A Royal Air Force (RAF) Dassault Falcon 900LX carrying UK Defense Secretary John Healey had its GPS signals jammed for the duration of a three-hour flight returning from Estonia on May 21, 2026, in what a UK defense source quoted by British media described as “reckless Russian interference.”
The Times first reported the incident, which has not been formally attributed by the UK Ministry of Defence (MOD).
Healey had been visiting British personnel deployed to Estonia as part of NATO’s enhanced forward presence on the alliance’s eastern flank.
The aircraft, an Envoy IV CC.1 (registration G-ZABH) operated by Centreline AV Limited on behalf of 32 (The Royal) Squadron at RAF Northolt, transited Baltic airspace on its return leg to the United Kingdom.
Three hours without GPS
According to The Times, GPS reception on board was disabled for the entire return flight, and smartphones and laptops on board could not connect to the internet. Pilots reverted to alternative navigation systems, and the aircraft was assessed safe to continue the flight. Passengers, who included photographers and at least one reporter, were briefed on the situation in flight.
It is not clear whether the Falcon 900LX was specifically targeted. The flight path was reportedly visible on public aircraft tracking websites at the time.

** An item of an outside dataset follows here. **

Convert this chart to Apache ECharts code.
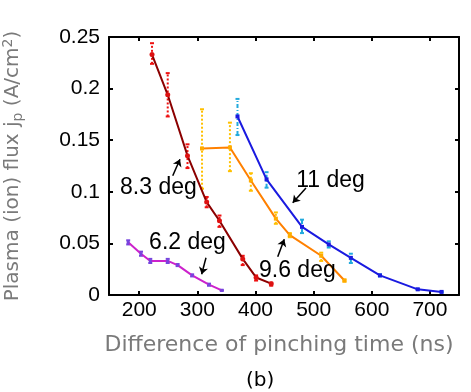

A pattern of Baltic electronic warfare
The Envoy IV CC.1 is not fitted with military-standard electronic protection. When the UK ordered its pair of Falcon 900LX aircraft in 2021, the government opted against the most extensive defensive aids package available, a decision that drew criticism after a March 2024 episode involving then-Defense Secretary Grant Shapps, whose RAF flight returning from Poland was jammed for around 30 minutes near Kaliningrad.
The Baltic Sea and Kaliningrad exclave remain one of four European hotspots identified by EASA for sustained GNSS interference, alongside eastern Finland, the Black Sea, and the eastern Mediterranean.
On August 31, 2025, another Falcon 900LX carrying European Commission President Ursula von der Leyen reportedly experienced GPS interference on approach to Plovdiv, Bulgaria. A Spanish Air and Space Force A330 MRTT carrying Defense Minister Margarita Robles experienced GPS disruption near Kaliningrad on September 24, 2025 while flying to Šiauliai Air Base for a Baltic Air Policing visit.
ICAO formally condemned Russia and North Korea over GNSS interference in October 2025.
A tense week in international airspace
The jamming incident follows the UK MOD’s disclosure of an April 2026 episode in which an RAF RC-135W Rivet Joint operating over the Black Sea was dangerously intercepted by Russian Su-35 and Su-27 fighters, with one Russian aircraft passing within six meters of the British plane’s nose and triggering its onboard emergency systems.
The ministry described that event as the most dangerous Russian action against a UK Rivet Joint since September 2022, when a Su-27 released a missile in the vicinity of an RC-135W over the same body of water.